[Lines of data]
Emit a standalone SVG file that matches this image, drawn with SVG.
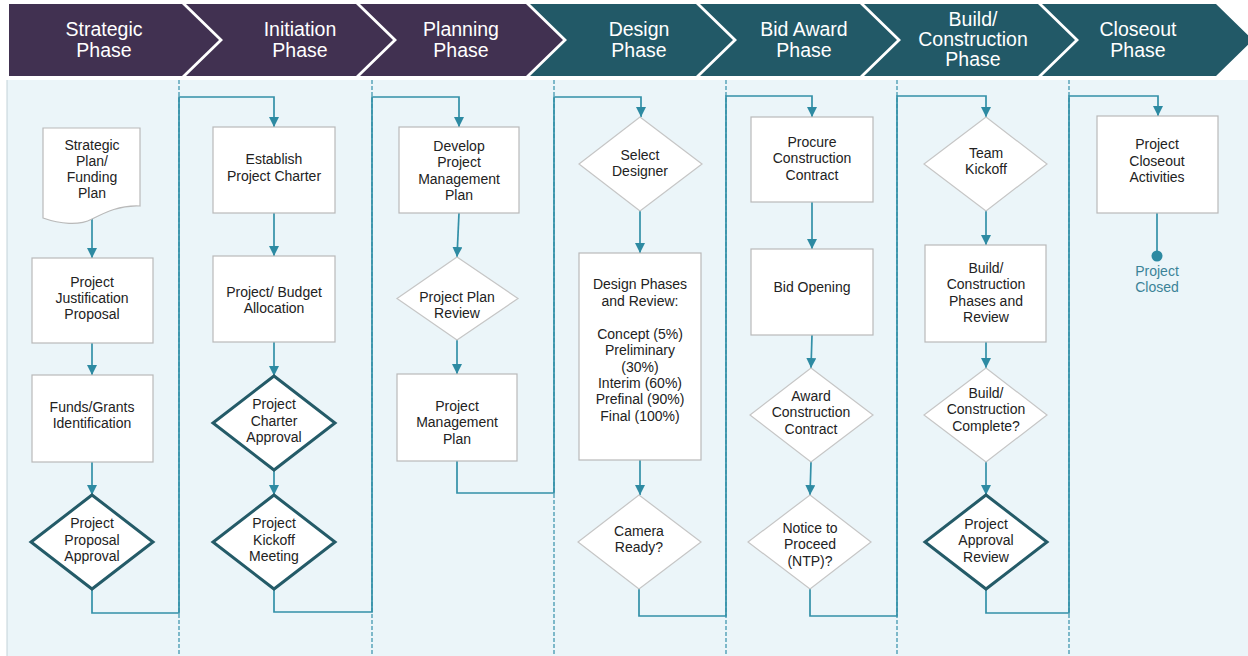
<svg xmlns="http://www.w3.org/2000/svg" width="1248" height="656" viewBox="0 0 1248 656">
<style>
text{font-family:"Liberation Sans",Arial,sans-serif;text-anchor:middle}
.h{font-size:19.5px;fill:#ffffff}
.t{font-size:14px;fill:#222222}
.pur{fill:#413151}
.tea{fill:#225967}
.box{fill:#ffffff;stroke:#b9b9b9;stroke-width:1.2}
.dia{fill:#ffffff;stroke:#c6c6c6;stroke-width:1.2}
.bold{fill:#ffffff;stroke:#245b68;stroke-width:3;stroke-linejoin:miter}
.div{stroke:#5aa4b9;stroke-width:1.5;stroke-dasharray:4 2;fill:none}
.c{fill:none;stroke:#3390a8;stroke-width:1.7}
</style>
<defs>
<marker id="ah" viewBox="0 0 10 10" refX="10" refY="5" markerWidth="10" markerHeight="10" markerUnits="userSpaceOnUse" orient="auto">
<path d="M0,0 L10,5 L0,10 z" fill="#2d8aa2"/>
</marker>
</defs>
<rect x="0" y="0" width="1248" height="656" fill="#ffffff"/>
<rect x="7" y="80" width="1241" height="576" fill="#ebf5f9"/>
<line x1="7" y1="80" x2="7" y2="656" stroke="#c3d2d8" stroke-width="1"/>

<g id="header">
<polygon class="pur" points="9,4 182,4 219,40 182,76 9,76"/>
<polygon class="pur" points="186,4 356,4 393,40 356,76 186,76 223,40"/>
<polygon class="pur" points="360,4 526,4 563,40 526,76 360,76 397,40"/>
<polygon class="tea" points="530,4 696,4 733,40 696,76 530,76 567,40"/>
<polygon class="tea" points="700,4 860,4 897,40 860,76 700,76 737,40"/>
<polygon class="tea" points="864,4 1038,4 1075,40 1038,76 864,76 901,40"/>
<polygon class="tea" points="1042,4 1216,4 1253,40 1216,76 1042,76 1079,40"/>
<text class="h" x="104" y="36">Strategic</text><text class="h" x="104" y="57">Phase</text>
<text class="h" x="300" y="36">Initiation</text><text class="h" x="300" y="57">Phase</text>
<text class="h" x="461" y="36">Planning</text><text class="h" x="461" y="57">Phase</text>
<text class="h" x="639" y="36">Design</text><text class="h" x="639" y="57">Phase</text>
<text class="h" x="804" y="36">Bid Award</text><text class="h" x="804" y="57">Phase</text>
<text class="h" x="973" y="26">Build/</text><text class="h" x="973" y="46">Construction</text><text class="h" x="973" y="66">Phase</text>
<text class="h" x="1138" y="36">Closeout</text><text class="h" x="1138" y="57">Phase</text>
</g>

<g id="dividers">
<line class="div" x1="179" y1="80" x2="179" y2="656"/>
<line class="div" x1="372" y1="80" x2="372" y2="656"/>
<line class="div" x1="554" y1="80" x2="554" y2="656"/>
<line class="div" x1="726" y1="80" x2="726" y2="656"/>
<line class="div" x1="897" y1="80" x2="897" y2="656"/>
<line class="div" x1="1069" y1="80" x2="1069" y2="656"/>
</g>

<g id="connectors">
<line class="c" x1="92" y1="219" x2="92" y2="258" marker-end="url(#ah)"/>
<line class="c" x1="92" y1="343" x2="92" y2="375" marker-end="url(#ah)"/>
<line class="c" x1="92" y1="462" x2="92" y2="495" marker-end="url(#ah)"/>
<polyline class="c" points="92,589 92,613 179,613 179,97 274,97 274,127" marker-end="url(#ah)"/>
<line class="c" x1="274" y1="213" x2="274" y2="256" marker-end="url(#ah)"/>
<line class="c" x1="274" y1="342" x2="274" y2="376" marker-end="url(#ah)"/>
<line class="c" x1="274" y1="470" x2="274" y2="495" marker-end="url(#ah)"/>
<polyline class="c" points="274,589 274,612 372,612 372,97 459,97 459,127" marker-end="url(#ah)"/>
<line class="c" x1="459" y1="213" x2="457" y2="257" marker-end="url(#ah)"/>
<line class="c" x1="457" y1="340" x2="457" y2="374" marker-end="url(#ah)"/>
<polyline class="c" points="457,461 457,493 554,493 554,97 641,97 641,117" marker-end="url(#ah)"/>
<line class="c" x1="640" y1="211" x2="640" y2="253" marker-end="url(#ah)"/>
<line class="c" x1="640" y1="460" x2="640" y2="495" marker-end="url(#ah)"/>
<polyline class="c" points="639,589 639,616 726,616 726,96 812,96 812,117" marker-end="url(#ah)"/>
<line class="c" x1="812" y1="202" x2="812" y2="249" marker-end="url(#ah)"/>
<line class="c" x1="812" y1="335" x2="811" y2="368" marker-end="url(#ah)"/>
<line class="c" x1="811" y1="462" x2="810" y2="495" marker-end="url(#ah)"/>
<polyline class="c" points="810,589 810,616 897,616 897,96 986,96 986,117" marker-end="url(#ah)"/>
<line class="c" x1="986" y1="211" x2="986" y2="245" marker-end="url(#ah)"/>
<line class="c" x1="986" y1="342" x2="986" y2="368" marker-end="url(#ah)"/>
<line class="c" x1="986" y1="462" x2="986" y2="495" marker-end="url(#ah)"/>
<polyline class="c" points="986,589 986,613 1069,613 1069,96 1158,96 1158,116" marker-end="url(#ah)"/>
<line class="c" x1="1157" y1="213" x2="1157" y2="252"/>
</g>

<g id="n1">
<path class="box" d="M43,128 H140 V206 C120,205 106,212 92,219 C79,226 60,224 43,218 Z"/>
<text class="t" x="92" y="150">Strategic</text><text class="t" x="92" y="166">Plan/</text><text class="t" x="92" y="182">Funding</text><text class="t" x="92" y="198">Plan</text>
</g>
<g id="n2">
<rect class="box" x="32" y="258" width="121" height="85"/>
<text class="t" x="92" y="287">Project</text><text class="t" x="92" y="303">Justification</text><text class="t" x="92" y="319">Proposal</text>
</g>
<g id="n3">
<rect class="box" x="32" y="375" width="121" height="87"/>
<text class="t" x="92" y="412">Funds/Grants</text><text class="t" x="92" y="428">Identification</text>
</g>
<g id="n4">
<polygon class="bold" points="92,495 153,542 92,589 31,542"/>
<text class="t" x="92" y="528">Project</text><text class="t" x="92" y="545">Proposal</text><text class="t" x="92" y="561">Approval</text>
</g>

<g id="n5">
<rect class="box" x="213" y="127" width="122" height="86"/>
<text class="t" x="274" y="164">Establish</text><text class="t" x="274" y="181">Project Charter</text>
</g>
<g id="n6">
<rect class="box" x="213" y="256" width="122" height="86"/>
<text class="t" x="274" y="297">Project/ Budget</text><text class="t" x="274" y="313">Allocation</text>
</g>
<g id="n7">
<polygon class="bold" points="274,376 335,423 274,470 213,423"/>
<text class="t" x="274" y="409">Project</text><text class="t" x="274" y="426">Charter</text><text class="t" x="274" y="442">Approval</text>
</g>
<g id="n8">
<polygon class="bold" points="274,495 335,542 274,589 213,542"/>
<text class="t" x="274" y="528">Project</text><text class="t" x="274" y="545">Kickoff</text><text class="t" x="274" y="561">Meeting</text>
</g>

<g id="n9">
<rect class="box" x="399" y="127" width="120" height="86"/>
<text class="t" x="459" y="151">Develop</text><text class="t" x="459" y="167">Project</text><text class="t" x="459" y="184">Management</text><text class="t" x="459" y="200">Plan</text>
</g>
<g id="n10">
<polygon class="dia" points="457,257 518,298.5 457,340 397,298.5"/>
<text class="t" x="457" y="302">Project Plan</text><text class="t" x="457" y="318">Review</text>
</g>
<g id="n11">
<rect class="box" x="397" y="374" width="120" height="87"/>
<text class="t" x="457" y="411">Project</text><text class="t" x="457" y="427">Management</text><text class="t" x="457" y="444">Plan</text>
</g>

<g id="n12">
<polygon class="dia" points="640,117 702,164 640,211 579,164"/>
<text class="t" x="640" y="160">Select</text><text class="t" x="640" y="176">Designer</text>
</g>
<g id="n13">
<rect class="box" x="579" y="253" width="122" height="207"/>
<text class="t" x="640" y="289">Design Phases</text><text class="t" x="640" y="306">and Review:</text>
<text class="t" x="640" y="339">Concept (5%)</text><text class="t" x="640" y="355">Preliminary</text><text class="t" x="640" y="372">(30%)</text>
<text class="t" x="640" y="388">Interim (60%)</text><text class="t" x="640" y="404">Prefinal (90%)</text><text class="t" x="640" y="421">Final (100%)</text>
</g>
<g id="n14">
<polygon class="dia" points="639,495 701,542 639,589 578,542"/>
<text class="t" x="639" y="536">Camera</text><text class="t" x="639" y="552">Ready?</text>
</g>

<g id="n15">
<rect class="box" x="751" y="117" width="122" height="85"/>
<text class="t" x="812" y="147">Procure</text><text class="t" x="812" y="163">Construction</text><text class="t" x="812" y="180">Contract</text>
</g>
<g id="n16">
<rect class="box" x="751" y="249" width="122" height="86"/>
<text class="t" x="812" y="292">Bid Opening</text>
</g>
<g id="n17">
<polygon class="dia" points="811,368 873,415 811,462 750,415"/>
<text class="t" x="811" y="401">Award</text><text class="t" x="811" y="417">Construction</text><text class="t" x="811" y="434">Contract</text>
</g>
<g id="n18">
<polygon class="dia" points="810,495 871,542 810,589 748,542"/>
<text class="t" x="810" y="533">Notice to</text><text class="t" x="810" y="549">Proceed</text><text class="t" x="810" y="566">(NTP)?</text>
</g>

<g id="n19">
<polygon class="dia" points="986,117 1047,164 986,211 924,164"/>
<text class="t" x="986" y="158">Team</text><text class="t" x="986" y="174">Kickoff</text>
</g>
<g id="n20">
<rect class="box" x="925" y="245" width="121" height="97"/>
<text class="t" x="986" y="273">Build/</text><text class="t" x="986" y="289">Construction</text><text class="t" x="986" y="306">Phases and</text><text class="t" x="986" y="322">Review</text>
</g>
<g id="n21">
<polygon class="dia" points="986,368 1047,415 986,462 924,415"/>
<text class="t" x="986" y="398">Build/</text><text class="t" x="986" y="414">Construction</text><text class="t" x="986" y="431">Complete?</text>
</g>
<g id="n22">
<polygon class="bold" points="986,495 1047,542 986,589 925,542"/>
<text class="t" x="986" y="529">Project</text><text class="t" x="986" y="545">Approval</text><text class="t" x="986" y="562">Review</text>
</g>

<g id="n23">
<rect class="box" x="1097" y="116" width="121" height="97"/>
<text class="t" x="1157" y="149">Project</text><text class="t" x="1157" y="166">Closeout</text><text class="t" x="1157" y="182">Activities</text>
</g>
<g id="n24">
<circle cx="1157" cy="256" r="5.5" fill="#2d8aa2"/>
<text x="1157" y="276" style="font-size:14px;fill:#3b8398">Project</text><text x="1157" y="292" style="font-size:14px;fill:#3b8398">Closed</text>
</g>
</svg>
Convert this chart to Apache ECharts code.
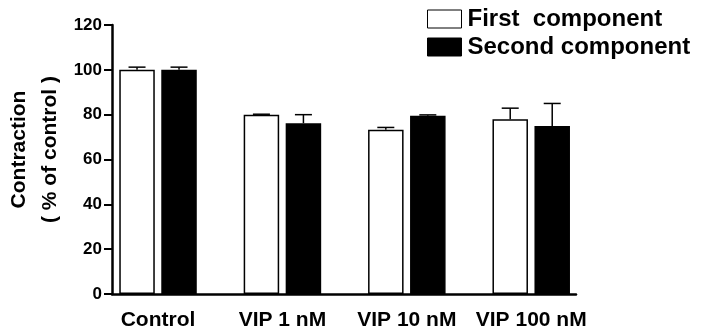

### Brief:
Read through the entries and copy every line that includes "this".

### Exercise solution:
Emit a standalone SVG file that matches this image, drawn with SVG.
Convert this chart to Apache ECharts code.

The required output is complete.